Graph Construction (Galaxy)

Mapper Parameters

Start with nCubes: [5, 10, 20] and percOverlap: [0.5, 0.7]. Adjust based on graph connectivity:

  • Too many disconnected components? Increase percOverlap or decrease nCubes

  • Graphs too dense? Decrease percOverlap or increase nCubes

Clustering

Use HDBSCAN with min_cluster_size: [3, 5, 10]. Start with smaller values for finer clusters.

Edge Formation

Use minIntersection: [-1] for weighted edges (recommended). Positive values enforce stricter connectivity.

Filtering and Selection

Filter Before Distance

Apply filters before collapse() to reduce computational cost. Use minimum_unique_items_filter to ensure coverage.

Representative Selection
  • selector="max_nodes": Most interpretable (default)
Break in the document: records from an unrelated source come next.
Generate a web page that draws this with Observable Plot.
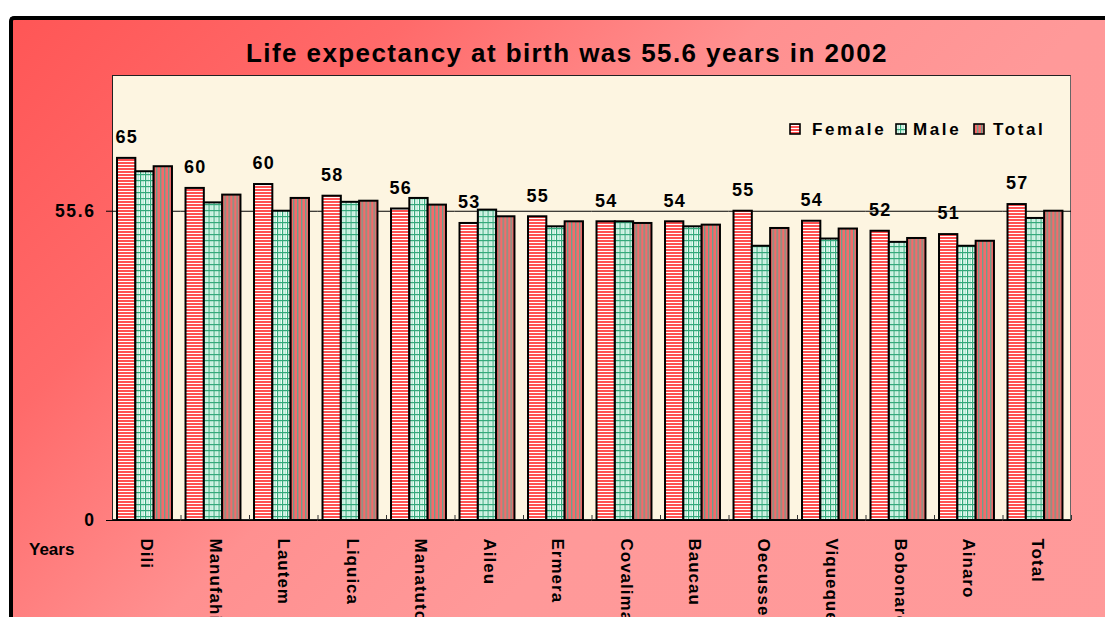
<!DOCTYPE html>
<html><head><meta charset="utf-8">
<script src="https://cdn.jsdelivr.net/npm/d3@7"></script>
<script src="https://cdn.jsdelivr.net/npm/@observablehq/plot@0.6"></script>
<style>
html,body{margin:0;padding:0;background:#fff;overflow:hidden;width:1105px;height:617px;font-family:"Liberation Sans",Arial,sans-serif;}
#frame{position:absolute;left:9px;top:16px;width:1130px;height:660px;border-top:4px solid #000;border-left:4px solid #000;border-top-left-radius:5px;
  background:linear-gradient(135deg,#ff5656 0%,#ff6a6a 22%,#ff9090 42%,#ff9999 60%,#ff9a9a 100%);}
#plotbg{position:absolute;left:112px;top:75px;width:959px;height:445px;box-sizing:border-box;background:#fdf5e1;border:1px solid #222;border-right-color:#666;}
#chart{position:absolute;left:0;top:0;}
#title{position:absolute;left:246px;top:40px;font-weight:bold;font-size:26px;line-height:26px;letter-spacing:1.42px;white-space:nowrap;color:#000;}
#years{position:absolute;left:29px;top:541px;font-weight:bold;font-size:17px;line-height:17px;white-space:nowrap;}
.leg{position:absolute;top:121px;font-weight:bold;font-size:17px;line-height:17px;letter-spacing:2.6px;white-space:nowrap;}
.sw{position:absolute;top:123px;width:12px;height:12px;}
#chart g[aria-label="fx-axis tick label"] text{letter-spacing:1px;}
#chart g[aria-label="y-axis tick label"] text{letter-spacing:1.6px;}
#chart g[aria-label="text"] text{letter-spacing:1.2px;}
</style></head>
<body>
<svg width="0" height="0" style="position:absolute">
<defs>
<pattern id="patF" patternUnits="userSpaceOnUse" width="4" height="3">
  <rect width="4" height="3" fill="#ffffff"/><rect width="4" height="2" fill="#ff5252"/>
</pattern>
<pattern id="patM" patternUnits="userSpaceOnUse" width="5" height="6">
  <rect width="5" height="6" fill="#effcf6"/><rect x="2.5" width="1.5" height="6" fill="#b6ecd6"/>
  <rect width="1.2" height="6" fill="#34a97b"/><rect width="5" height="1.2" fill="#34a97b"/>
</pattern>
<pattern id="patT" patternUnits="userSpaceOnUse" width="4" height="4">
  <rect width="4" height="4" fill="#f46a6a"/><rect width="1.4" height="4" fill="#6e9f8b"/>
</pattern>
</defs></svg>
<div id="frame"></div>
<div id="plotbg"></div>
<div id="title">Life expectancy at birth was 55.6 years in 2002</div>
<div id="years">Years</div>
<div id="chart"></div>
<div id="legend"></div>
<script>
const regions = ["Dili","Manufahi","Lautem","Liquica","Manatuto","Aileu","Ermera","Covalima","Baucau","Oecusse","Viqueque","Bobonaro","Ainaro","Total"];
const female = [65.1,59.7,60.4,58.3,56.0,53.4,54.6,53.7,53.7,55.6,53.8,52.0,51.4,56.8];
const male   = [62.7,57.1,55.6,57.2,57.9,55.8,52.8,53.7,52.8,49.3,50.6,50.0,49.3,54.3];
const total  = [63.6,58.5,57.9,57.4,56.7,54.6,53.7,53.4,53.1,52.5,52.4,50.7,50.2,55.6];
const labels = ["65","60","60","58","56","53","55","54","54","55","54","52","51","57"];
const series = ["Female","Male","Total"];
const yTicks = [0, 55.6];
const yTickLabels = ["0","55.6"];
const fills = {Female:"url(#patF)", Male:"url(#patM)", Total:"url(#patT)"};

const rows = regions.flatMap((r,i)=>[
  {region:r, series:"Female", value:female[i], label:labels[i]},
  {region:r, series:"Male", value:male[i]},
  {region:r, series:"Total", value:total[i]}
]);

const W = 1105, H = 617, mL = 112, mR = 34, mT = 75, mB = 97;
const halfBand = (W - mL - mR) / regions.length / 2;

const chart = Plot.plot({
  width:W, height:H,
  marginLeft:mL, marginRight:mR, marginTop:mT, marginBottom:mB,
  style:{background:"transparent", overflow:"visible", fontFamily:"'Liberation Sans', Arial, sans-serif", color:"#000"},
  fx:{domain:regions, padding:0, round:false, label:null},
  x:{domain:series, paddingInner:0, paddingOuter:0.37, align:0.37, round:false, axis:null},
  y:{domain:[0,80], label:null, axis:null},
  color:{type:"identity"},
  marks:[
    Plot.ruleY(yTicks, {stroke:"#000", strokeWidth:1.2}),
    Plot.barY(rows, {fx:"region", x:"series", y:"value", fill:d=>fills[d.series], stroke:"#000", strokeWidth:2}),
    Plot.text(rows.filter(d=>d.series==="Female"), {fx:"region", x:"series", y:"value", text:"label", dy:-21, fontSize:18, fontWeight:"bold", fill:"#000"}),
    Plot.axisY({ticks:yTicks, tickFormat:(d)=>yTickLabels[yTicks.indexOf(d)], tickSize:6, tickPadding:11, fontSize:17.5, fontWeight:"bold", label:null, stroke:"#000"}),
    Plot.axisFx({anchor:"bottom", tickSize:-5, tickFormat:()=>"", dx:halfBand, label:null, stroke:"#333"}),
    Plot.axisFx({anchor:"bottom", tickRotate:90, tickSize:0, tickPadding:18, fontSize:17, fontWeight:"bold", label:null})
  ]
});
document.getElementById("chart").appendChild(chart);

const legend = document.getElementById("legend");
const legPos = [{sw:789, tx:812},{sw:895, tx:913},{sw:973, tx:993}];
series.forEach((s,i)=>{
  const sw = document.createElementNS("http://www.w3.org/2000/svg","svg");
  sw.setAttribute("class","sw"); sw.setAttribute("width","12"); sw.setAttribute("height","12");
  sw.style.left = legPos[i].sw + "px";
  sw.innerHTML = `<rect x="1" y="1" width="10" height="10" fill="${fills[s]}" stroke="#000" stroke-width="1.6"/>`;
  legend.appendChild(sw);
  const t = document.createElement("div");
  t.className = "leg"; t.style.left = legPos[i].tx + "px"; t.textContent = s;
  legend.appendChild(t);
});
</script>
</body></html>
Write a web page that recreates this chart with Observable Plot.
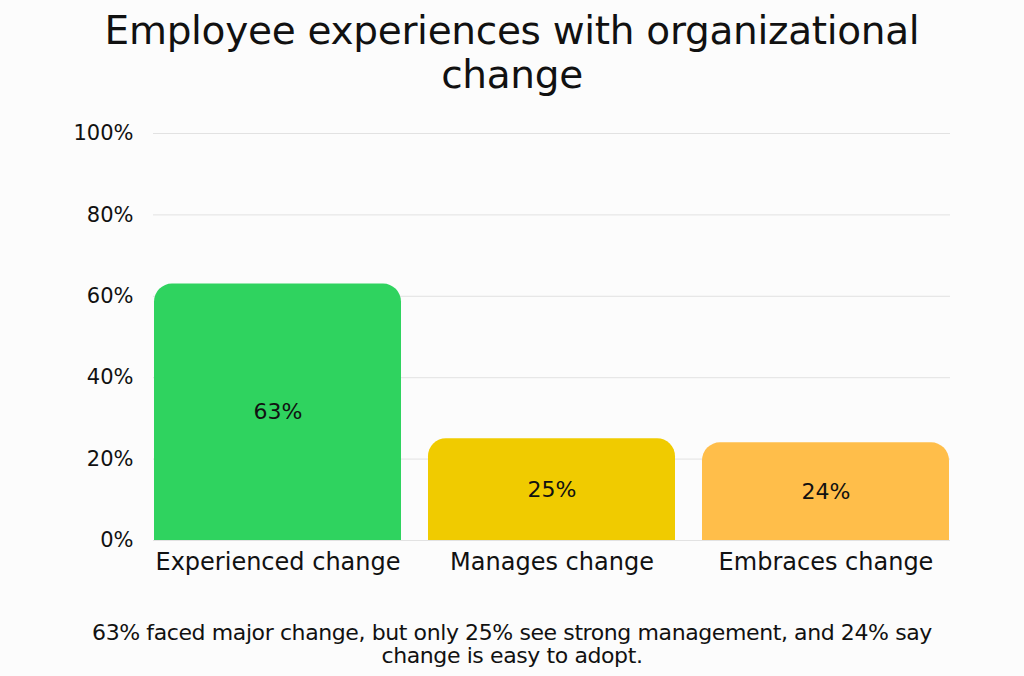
<!DOCTYPE html>
<html>
<head>
<meta charset="utf-8">
<script src="https://cdn.jsdelivr.net/npm/d3@7"></script>
<script src="https://cdn.jsdelivr.net/npm/@observablehq/plot@0.6"></script>
<style>
  html, body { margin: 0; padding: 0; background: #fcfcfc; }
  body { width: 1024px; height: 676px; overflow: hidden; font-family: "DejaVu Sans", sans-serif; color: #111; }
  #title { text-align: center; font-size: 39px; line-height: 44px; padding-top: 9px; height: 86px; letter-spacing: -0.3px; }
  #chart { height: 495px; }
  #caption { text-align: center; font-size: 22px; line-height: 23px; margin-top: 31px; letter-spacing: -0.4px; }
</style>
</head>
<body>
<div id="title">Employee experiences with organizational<br>change</div>
<div id="chart"></div>
<div id="caption">63% faced major change, but only 25% see strong management, and 24% say<br>change is easy to adopt.</div>
<script>
const categories = ["Experienced change", "Manages change", "Embraces change"];
const values = [63, 25, 24];
const yTicks = [0, 20, 40, 60, 80, 100];
const palette = ["#2fd35f", "#f0cb00", "#ffbe4a"];

const data = categories.map((c, i) => ({category: c, value: values[i]}));

const chart = Plot.plot({
  width: 1024,
  height: 495,
  marginLeft: 153,
  marginRight: 74,
  marginTop: 38,
  marginBottom: 50,
  style: {background: "transparent", fontFamily: "DejaVu Sans, sans-serif", color: "#111"},
  x: {domain: categories, paddingInner: 0.1, paddingOuter: 0, label: null},
  y: {domain: [0, 100], label: null},
  color: {domain: categories, range: palette},
  marks: [
    Plot.gridY(yTicks, {stroke: "#e2e2e2", strokeOpacity: 1}),
    Plot.ruleY([0], {stroke: "#e2e2e2", strokeOpacity: 1}),
    Plot.barY(data, {x: "category", y: "value", fill: "category", ry1: 18}),
    Plot.text(data, {x: "category", y: d => d.value / 2, text: d => d.value + "%", fontSize: 22, fill: "#111"}),
    Plot.axisY(yTicks, {tickFormat: d => d + "%", tickSize: 0, tickPadding: 20, fontSize: 21, fill: "#111"}),
    Plot.axisX({tickSize: 0, tickPadding: 12, fontSize: 24, fill: "#111"})
  ]
});
document.getElementById("chart").appendChild(chart);
</script>
</body>
</html>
  • selector="max_edges": Most connected

  • selector="min_nodes": Minimal examples

Component Count Strategy

Filter by component count to focus on specific graph topologies. Process different component counts separately for targeted selection.

Performance

Curvature Metrics
  • forman_curvature: Fast, good for large grids

  • balanced_forman_curvature: Better sensitivity, moderate speed

  • ollivier_ricci_curvature: Use only when geometry is critical (slow)

Grid Size Management

Parameter grids grow combinatorially. A grid with 4 parameters × 3 values each = 81 combinations per Moon file. Monitor disk space.

Memory Optimization
  • Filter aggressively before collapse()

  • Use distance_threshold instead of nReps for adaptive selection

  • Process large datasets in batches by component count

Parallel Execution

Planet, Oort, and Galaxy parallelize automatically. No manual configuration needed.

Reproducibility

Version Control

Track params.yaml in git. Include Thema version in commit messages.

Seed Management

Use explicit seeds for Planet and Oort: seeds: [42, 13, 99]

Environment Management

Use uv for dependency management:

uv sync --extra dev
uv run python script.py
Documentation

Save parameter configurations and filter criteria alongside outputs.

Troubleshooting

No Graphs Pass Filters
  • Reduce coverage threshold in minimum_unique_items_filter

  • Increase percOverlap in Mapper config

  • Check for imputation issues in Planet

Too Many Similar Graphs
  • Decrease distance_threshold in collapse()

  • Use stricter filters

  • Reduce parameter grid size

Disconnected Graphs
  • Increase percOverlap (try 0.7-0.8)

  • Decrease min_cluster_size in HDBSCAN

  • Use fewer nCubes

Out of Memory
  • Filter more aggressively before collapse()

  • Process component counts separately

  • Reduce parameter grid size

  • Use forman_curvature instead of slower metrics

Slow Collapse
  • Switch to forman_curvature

  • Filter to fewer graphs before distance computation

  • Use distance_threshold instead of nReps

Common Pitfalls

Relative Paths

Always use absolute paths. Relative paths may break depending on execution context.

Mismatched Parameters

Ensure imputeColumns and imputeMethods lists have the same length.

Over-Parameterization

Resist the urge to test every possible parameter value. Start small, expand strategically.

Ignoring Coverage

Graphs with low coverage miss large portions of the dataset. Always filter by minimum_unique_items.

Component Count Blindness

Different component counts represent fundamentally different topologies. Process them separately for better selection.